For me, still in my teens, they conjured up an image of journalism that was thrilling. I quickly devoured that volume and sought out other books by Wolfe but also by Thompson. We were getting to know the psychedelic sounds of the West Coast bands those days and The Electric Kool-Aid Acid Test by Wolfe was a perfect complement. In a year or two, Thompson’s Gonzo Papers Vol. 1: The Great Shark Hunt would come out and I’d save up to buy it. It became a bible. Thompson’s singular style of journalism, where he would become part of the story, was particularly appealing, and, more than anything, I badly wanted to become a journalist.

Later, I would discover Wolfe’s knack for catching social trends in America. He called the 1970s the “me decade", the 1980s the age of “money fever", and the 1990s “a big hangover". His books, the non-fiction ones as well as the novels such as Bonfire Of The Vanities, reflected “New Journalism"(a term he personally hated). They were immersive, deeply researched, and hugely insightful. His writing style rebelled against convention: He used multiple adjectives, newly coined words, sprays of exclamation marks, and extended dialogue. Nothing I’d read before was like this.

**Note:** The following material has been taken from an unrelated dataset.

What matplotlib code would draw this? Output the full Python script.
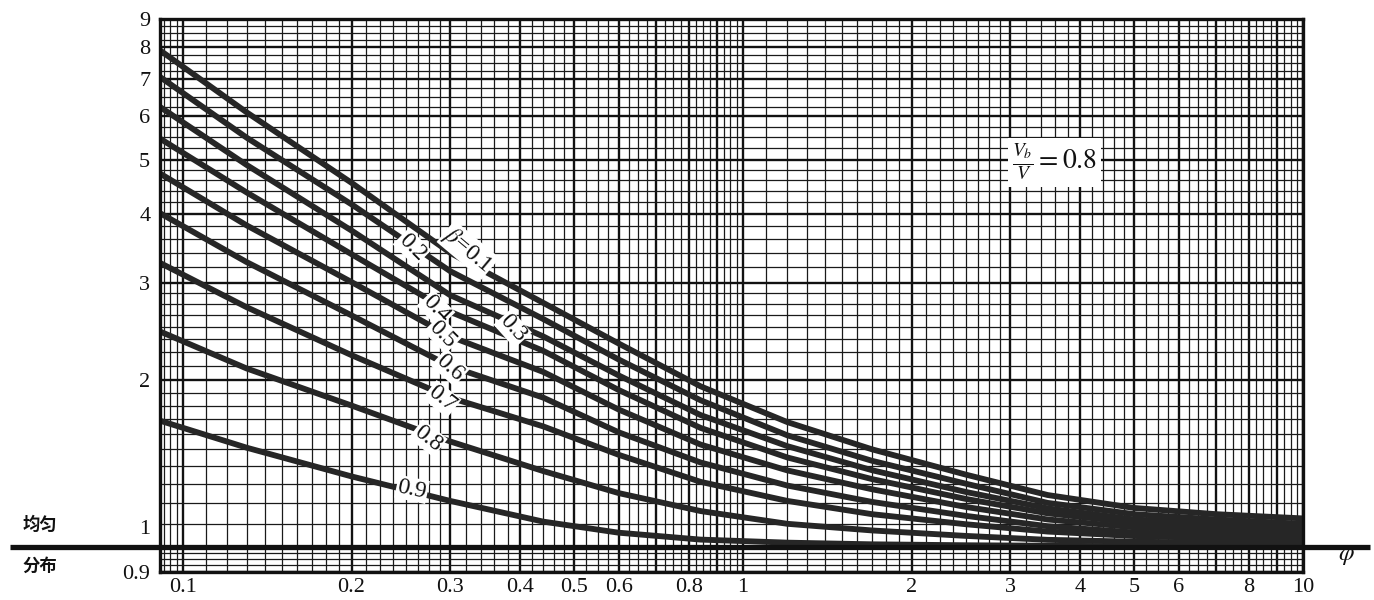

In the decades that followed, Wolfe and other proponents of this new style would change the way journalists reported, wrote long-form pieces, and experimented with style. Even now, some of the best pieces of journalism that I read seem profoundly influenced by the movement that began with him.

—Sanjoy Narayan

Sanjoy Narayan has been a writer, reporter and editor for over three decades. His last job was as Hindustan Times’ editor-in-chief till 2016.